Be sure they are set box stock to start with. and you may need at least one tuning kit and maybe some spare parts, like jets or needles. I'll have to go find my notes to be sure, but the 1406's I used ran well enough at base calibration. I fattened them up for drag strip use "one step" rich primary and secondary, per the manual. The shooters that worked were .033s. Remember this is a t-ram setup with lotsa plenum volume. I also ran them 1:1, no progressive linkage. I can do that easier maybe because I run things with locked timing and I don't do low stall converters. YMMV as they say. Your application may like a progressive tip in - you'll just have to try things and see what the combination likes.

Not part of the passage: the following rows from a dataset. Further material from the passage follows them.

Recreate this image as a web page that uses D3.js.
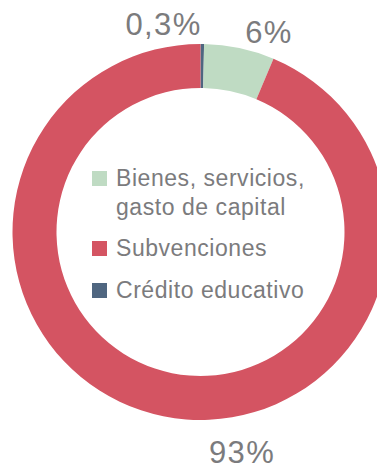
<!DOCTYPE html>
<html>
<head>
<meta charset="utf-8">
<script src="https://cdn.jsdelivr.net/npm/d3@7/dist/d3.min.js"></script>
<style>
  html, body { margin: 0; padding: 0; background: #fff; }
  svg { display: block; }
  text { font-family: "Liberation Sans", Arial, Helvetica, sans-serif; fill: #7b7b7d; }
</style>
</head>
<body>
<svg id="chart" width="377" height="470"></svg>
<script>
// Spending breakdown (percent of total)
const categories = ["Crédito educativo", "Bienes, servicios, gasto de capital", "Subvenciones"];
const values = [0.3, 6, 93];
const valueLabels = ["0,3%", "6%", "93%"];
const colors = ["#4f6680", "#bfdbc3", "#d45462"];

// Legend order and line breaks
const legendOrder = [1, 2, 0];
const legendLines = [["Crédito educativo"], ["Bienes, servicios,", "gasto de capital"], ["Subvenciones"]];

const width = 377, height = 470;
const cx = 200.5, cy = 232;
const outerR = 188, innerR = 144;

const svg = d3.select("#chart");
const g = svg.append("g").attr("transform", `translate(${cx},${cy})`);

const pie = d3.pie().sort(null).value(d => d);
const arcs = pie(values);
const arc = d3.arc().innerRadius(innerR).outerRadius(outerR);

g.selectAll("path.slice")
  .data(arcs)
  .join("path")
  .attr("class", "slice")
  .attr("d", arc)
  .attr("fill", (d, i) => colors[i]);

// Value labels placed outside the ring
const labelOffsets = [
  { dx: -37, dy: -197 },  // 0,3%
  { dx: 68.5, dy: -189 }, // 6%
  { dx: 41.5, dy: 231 }   // 93%
];
g.selectAll("text.value")
  .data(arcs)
  .join("text")
  .attr("class", "value")
  .attr("x", (d, i) => labelOffsets[i].dx)
  .attr("y", (d, i) => labelOffsets[i].dy)
  .attr("text-anchor", "middle")
  .style("font-size", "31px")
  .style("letter-spacing", "1.4px")
  .text((d, i) => valueLabels[i]);

// Legend inside the hole
const legend = svg.append("g").attr("transform", "translate(92,0)");
const legendY = [186, 256, 298];
legendOrder.forEach((ci, k) => {
  const row = legend.append("g").attr("transform", `translate(0,${legendY[k]})`);
  row.append("rect")
    .attr("x", 0).attr("y", -15)
    .attr("width", 15).attr("height", 15)
    .attr("fill", colors[ci]);
  const t = row.append("text")
    .attr("x", 24).attr("y", 0)
    .style("font-size", "23px")
    .style("letter-spacing", "0.55px");
  legendLines[ci].forEach((line, j) => {
    t.append("tspan").attr("x", 24).attr("dy", j === 0 ? 0 : 29).text(line);
  });
});
</script>
</body>
</html>
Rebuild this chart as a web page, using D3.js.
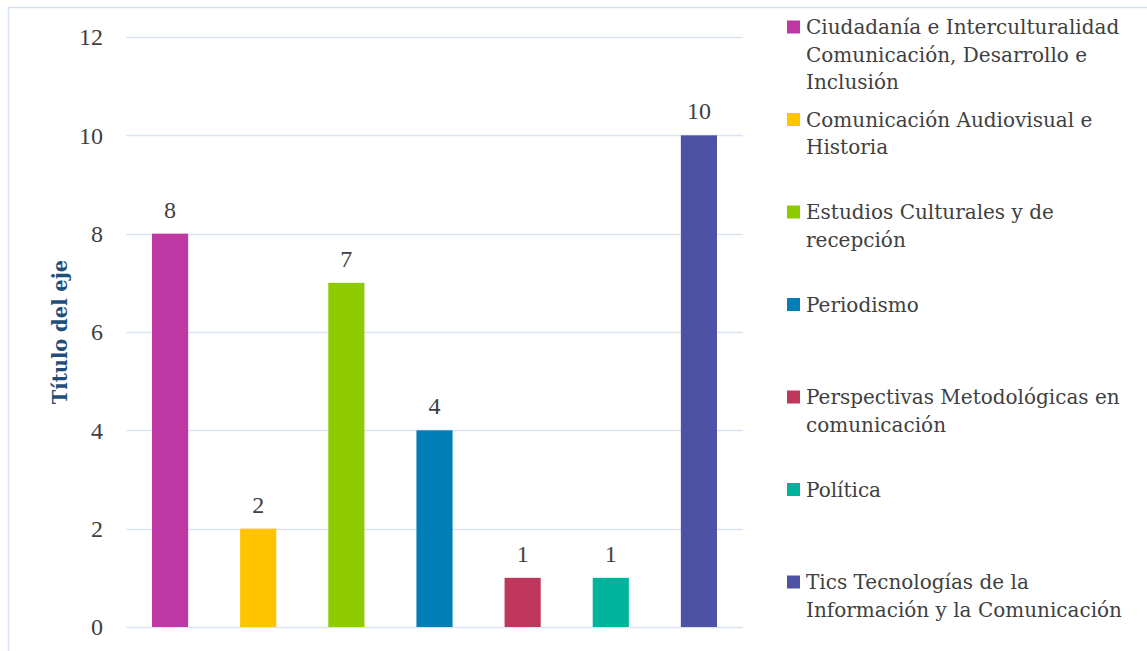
<!DOCTYPE html>
<html lang="es">
<head>
  <meta charset="utf-8">
  <title>Título del eje</title>
  <script src="https://d3js.org/d3.v7.min.js"></script>
  <style>
    body { margin: 0; background: #fff; }
    text { font-family: "DejaVu Serif", serif; fill: #404040; }
  </style>
</head>
<body>
<svg width="1147" height="651"></svg>
<script>

// categories, one legend entry each (lines as they wrap in the legend)
var categories = [
  ["Ciudadanía e Interculturalidad", "Comunicación, Desarrollo e", "Inclusión"],
  ["Comunicación Audiovisual e", "Historia"],
  ["Estudios Culturales y de", "recepción"],
  ["Periodismo"],
  ["Perspectivas Metodológicas en", "comunicación"],
  ["Política"],
  ["Tics Tecnologías de la", "Información y la Comunicación"]
];
var values = [8, 2, 7, 4, 1, 1, 10];
var colors = ["#BE37A2", "#FFC400", "#8DCB00", "#007FB6", "#BF375D", "#00B39B", "#4E52A5"];
var yTicks = [0, 2, 4, 6, 8, 10, 12];

var svg = d3.select("svg");

// outer chart border
svg.append("rect")
    .attr("x", 8.5).attr("y", 7.5)
    .attr("width", 1200).attr("height", 700)
    .attr("fill", "none")
    .attr("stroke", "#D6E1F2")
    .attr("stroke-width", 1.5);

var x = d3.scaleBand()
    .domain(d3.range(values.length))
    .range([126, 743])
    .paddingInner(0.59)
    .paddingOuter(0.295);

var y = d3.scaleLinear()
    .domain([0, 12])
    .range([627, 37]);

// gridlines
svg.append("g")
  .selectAll("line")
  .data(yTicks)
  .enter().append("line")
    .attr("x1", 126).attr("x2", 743)
    .attr("y1", function(d) { return Math.round(y(d)) + 0.5; })
    .attr("y2", function(d) { return Math.round(y(d)) + 0.5; })
    .attr("stroke", "#D9E3F3")
    .attr("stroke-width", 1.5);

// y axis labels
var yAxis = svg.append("g")
    .attr("transform", "translate(114,0)")
    .call(d3.axisLeft(y).tickValues(yTicks).tickSize(0).tickPadding(11));
yAxis.select(".domain").remove();
yAxis.selectAll("text")
    .attr("fill", "#404040")
    .style("font-family", "Liberation Serif, serif")
    .style("font-size", "24px");

// axis title
svg.append("text")
    .attr("transform", "translate(67,332) rotate(-90)")
    .attr("text-anchor", "middle")
    .style("font-size", "19.5px")
    .style("font-weight", "bold")
    .style("fill", "#1F4E79")
    .text("Título del eje");

// bars
svg.append("g")
  .selectAll("rect")
  .data(values)
  .enter().append("rect")
    .attr("x", function(d, i) { return x(i); })
    .attr("y", function(d) { return y(d); })
    .attr("width", x.bandwidth())
    .attr("height", function(d) { return y(0) - y(d); })
    .attr("fill", function(d, i) { return colors[i]; });

// value labels
svg.append("g")
  .selectAll("text")
  .data(values)
  .enter().append("text")
    .attr("x", function(d, i) { return x(i) + x.bandwidth() / 2; })
    .attr("y", function(d) { return y(d) - 16; })
    .attr("text-anchor", "middle")
    .style("font-family", "Liberation Serif, serif")
    .style("font-size", "24px")
    .text(function(d) { return d; });

// legend
var legend = svg.append("g")
  .selectAll("g")
  .data(categories)
  .enter().append("g")
    .attr("transform", function(d, i) { return "translate(787," + (27 + i * 92.5) + ")"; });

legend.append("rect")
    .attr("x", 0).attr("y", -6.5)
    .attr("width", 13).attr("height", 13)
    .attr("fill", function(d, i) { return colors[i]; });

legend.append("text")
    .style("font-size", "20px")
    .selectAll("tspan")
    .data(function(d) { return d; })
    .enter().append("tspan")
      .attr("x", 19)
      .attr("y", function(d, j) { return j * 27.5 + 7; })
      .text(function(d) { return d; });

</script>
</body>
</html>
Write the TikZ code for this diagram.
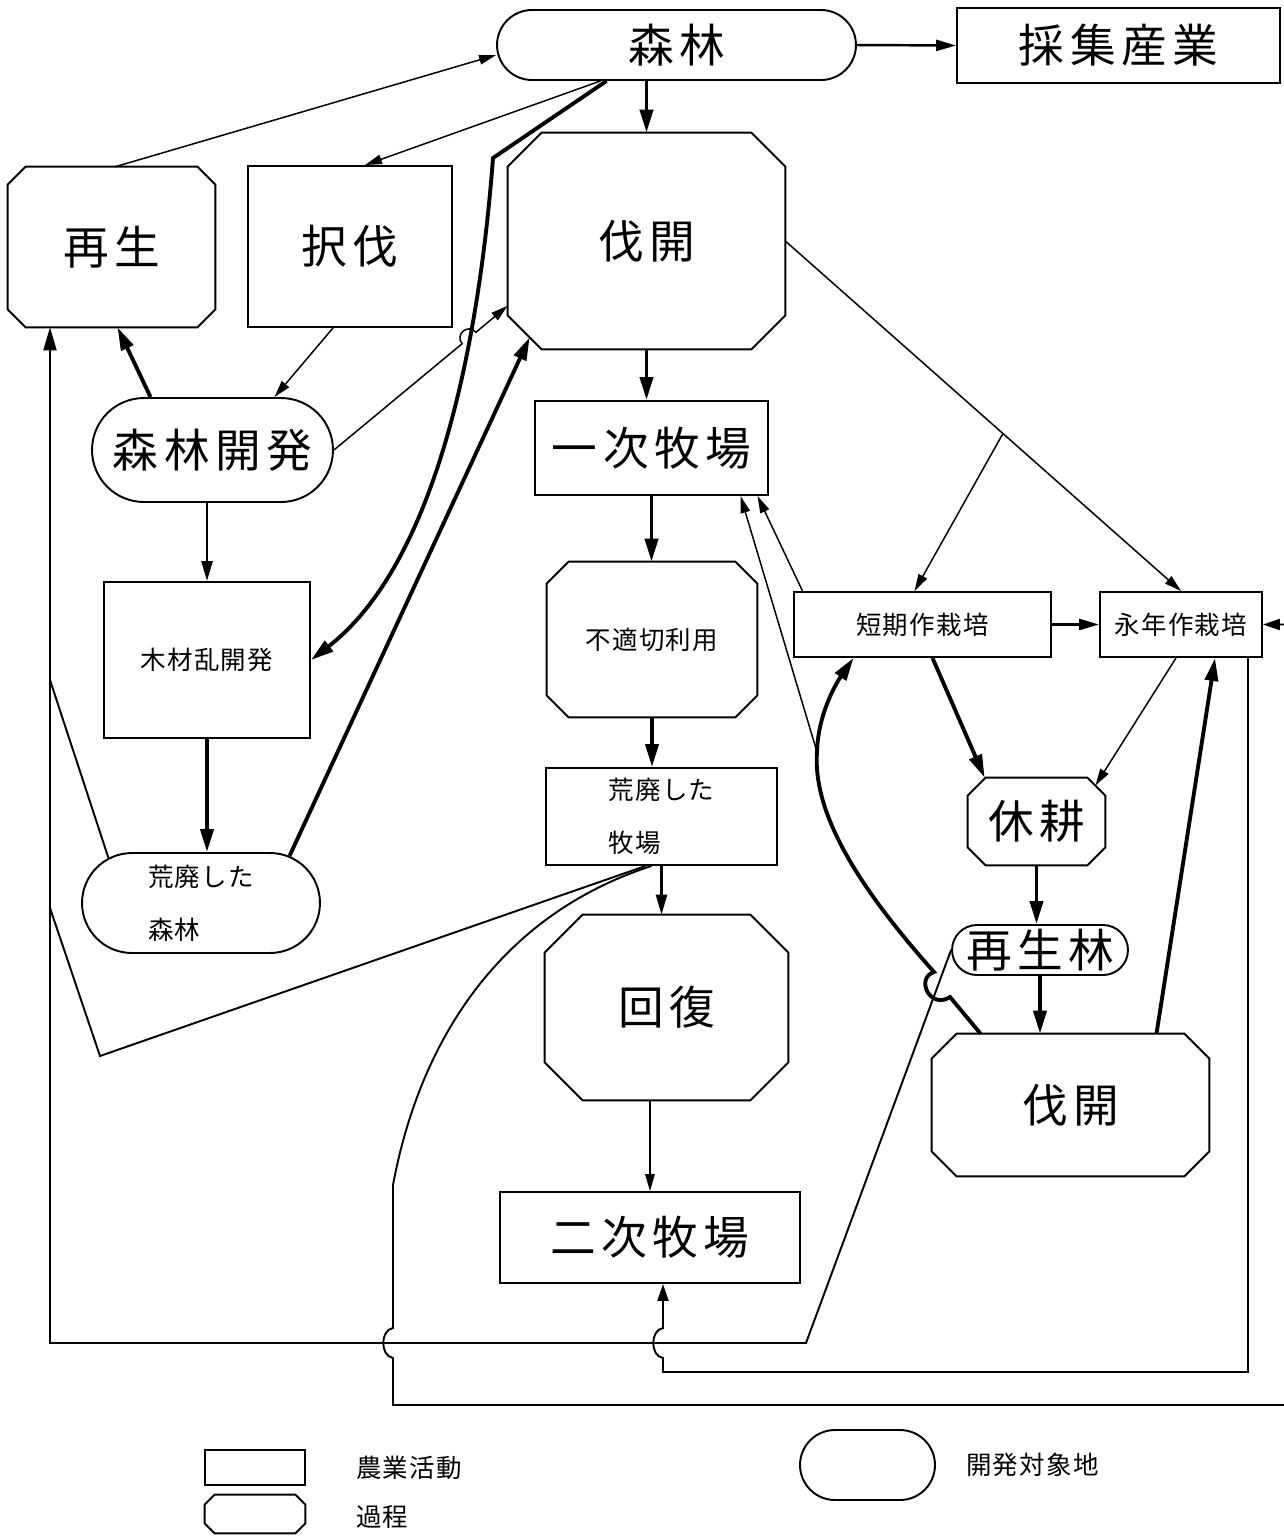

Look at it this way - you could drive around with a 600DP, so two 600 CFM Eds are nothing more than maybe a "500DP" running on the smaller primary barrels. The Ed Performers are really mechanical secondary carbs with a weighted air vane to control secondary operation. The weighted air vane secondary won't even come in until you get enough air flow going. (Why I'd like to try the Thunder series - tunable secondary tip in). On my 302 t-ram setup, that was around 5400 RPM. Also don't forget - if that dual 4 intake is a dual plane (I'd imagine it is) then at any particular time the engine only sees half the available carburetion thats passing air.
Here's what "too much carb" on a 300 HP 302 in a 3000 lb 4 door looks like

Get it dial in, then enjoy the "that's too much carb, must not run very good" comments. I got the "haha, nice joke" from the other racers, then ran within 0.1 of my normal ET and won the 2nd race of the year, no more LOLs after that. LOL.